= Charles Rasp =

Charles Rasp, born Hieronymous Salvator Lopez von Pereira, (7 October 1846 – 22 May 1907) is known as the first person to identify the economic potential of the ore deposits at Broken Hill, New South Wales, Australia.

He was born at Stuttgart, Duchy of Württemberg, where he was educated and he was trained in chemistry. He emigrated to Australia to improve his health in 1869 and worked at a variety of jobs on rural stations, eventually ending up at the Mount Gipps Station managed by George McCulloch, where he was employed as a boundary rider.

==Biography==
Inspired by the silver rush to nearby Silverton, he began to prospect in the area of Broken Hill.

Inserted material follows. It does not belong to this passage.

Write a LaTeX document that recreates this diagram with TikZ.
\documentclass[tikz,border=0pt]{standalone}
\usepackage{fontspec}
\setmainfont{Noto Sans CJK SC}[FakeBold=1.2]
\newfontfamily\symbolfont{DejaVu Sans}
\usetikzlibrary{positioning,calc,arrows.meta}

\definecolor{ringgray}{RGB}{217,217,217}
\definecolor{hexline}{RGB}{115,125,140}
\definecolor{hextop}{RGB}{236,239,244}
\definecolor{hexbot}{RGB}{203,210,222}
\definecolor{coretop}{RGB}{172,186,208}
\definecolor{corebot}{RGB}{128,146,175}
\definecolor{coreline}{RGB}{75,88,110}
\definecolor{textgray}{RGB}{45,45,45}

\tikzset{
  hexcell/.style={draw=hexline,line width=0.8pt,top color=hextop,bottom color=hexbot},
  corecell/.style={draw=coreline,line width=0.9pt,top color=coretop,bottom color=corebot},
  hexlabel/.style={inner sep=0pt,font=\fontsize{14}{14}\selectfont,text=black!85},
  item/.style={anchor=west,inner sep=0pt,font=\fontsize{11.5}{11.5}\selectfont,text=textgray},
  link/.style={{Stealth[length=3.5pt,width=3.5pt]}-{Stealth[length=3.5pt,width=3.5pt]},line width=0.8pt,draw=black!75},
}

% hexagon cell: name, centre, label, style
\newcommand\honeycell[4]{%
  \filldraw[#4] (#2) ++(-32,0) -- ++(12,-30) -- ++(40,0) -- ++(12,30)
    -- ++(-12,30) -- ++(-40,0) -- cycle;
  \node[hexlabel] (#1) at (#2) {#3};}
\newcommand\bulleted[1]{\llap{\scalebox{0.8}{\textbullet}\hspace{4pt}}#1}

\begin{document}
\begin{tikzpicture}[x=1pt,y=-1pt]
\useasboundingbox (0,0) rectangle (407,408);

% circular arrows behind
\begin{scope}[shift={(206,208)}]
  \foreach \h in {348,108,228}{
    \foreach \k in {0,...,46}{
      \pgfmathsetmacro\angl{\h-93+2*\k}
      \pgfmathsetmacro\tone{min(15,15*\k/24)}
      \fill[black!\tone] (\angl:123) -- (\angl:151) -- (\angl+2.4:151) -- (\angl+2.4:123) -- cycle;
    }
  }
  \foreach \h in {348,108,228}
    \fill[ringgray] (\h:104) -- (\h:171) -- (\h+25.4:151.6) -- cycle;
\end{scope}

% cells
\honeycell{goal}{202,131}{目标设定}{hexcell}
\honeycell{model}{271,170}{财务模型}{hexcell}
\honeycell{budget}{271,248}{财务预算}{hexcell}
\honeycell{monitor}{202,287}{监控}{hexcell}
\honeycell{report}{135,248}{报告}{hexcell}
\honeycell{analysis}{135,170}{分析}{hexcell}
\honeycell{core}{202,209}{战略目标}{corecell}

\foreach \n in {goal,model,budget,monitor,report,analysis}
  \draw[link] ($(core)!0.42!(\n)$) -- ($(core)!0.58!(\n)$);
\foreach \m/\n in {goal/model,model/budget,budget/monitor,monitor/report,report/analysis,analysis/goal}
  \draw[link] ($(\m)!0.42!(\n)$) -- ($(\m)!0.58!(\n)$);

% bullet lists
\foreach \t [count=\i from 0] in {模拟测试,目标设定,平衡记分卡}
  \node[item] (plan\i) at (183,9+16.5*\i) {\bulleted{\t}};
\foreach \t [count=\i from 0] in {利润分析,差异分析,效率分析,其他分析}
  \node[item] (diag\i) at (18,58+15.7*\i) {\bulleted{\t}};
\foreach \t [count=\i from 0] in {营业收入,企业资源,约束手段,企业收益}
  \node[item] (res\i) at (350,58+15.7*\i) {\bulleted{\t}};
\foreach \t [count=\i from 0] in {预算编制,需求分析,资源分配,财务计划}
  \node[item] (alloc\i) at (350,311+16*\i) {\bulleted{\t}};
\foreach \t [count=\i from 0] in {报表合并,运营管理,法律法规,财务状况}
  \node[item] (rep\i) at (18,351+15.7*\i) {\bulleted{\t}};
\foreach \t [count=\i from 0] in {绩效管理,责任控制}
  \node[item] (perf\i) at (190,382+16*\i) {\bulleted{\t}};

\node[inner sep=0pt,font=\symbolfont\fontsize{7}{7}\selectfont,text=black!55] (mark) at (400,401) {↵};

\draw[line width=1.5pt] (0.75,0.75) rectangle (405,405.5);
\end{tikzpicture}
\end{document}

One day while mustering sheep in the Broken Hill paddock towards the end of September 1883, he was struck by the mineral appearance and formation of the 'Broken Hill'. He joined forces with local contractors David James and James Poole, and they took out a mining lease on part of Broken Hill and sank a small shaft. Though discouraged by early assay results, they persisted and soon after were joined by four others (all working on Mount Gipps) forming the Syndicate of Seven. George McCulloch and Charles Rasp pegged out further leases which took in the whole of Broken Hill, the original name of which was said to be Wilyu-Wilyu-yong.

They were prospecting for tin, but early assay results found only low grade lead ore and traces of silver (Curtis, 1908). It was not until late 1884 or early 1885 that rich quantities of silver were found and BHP was floated to mine the leases. Rasp received an allocation of shares and, within five years, he was rich.

Rasp moved to Adelaide, married and dabbled in mining interests until his death in 1907.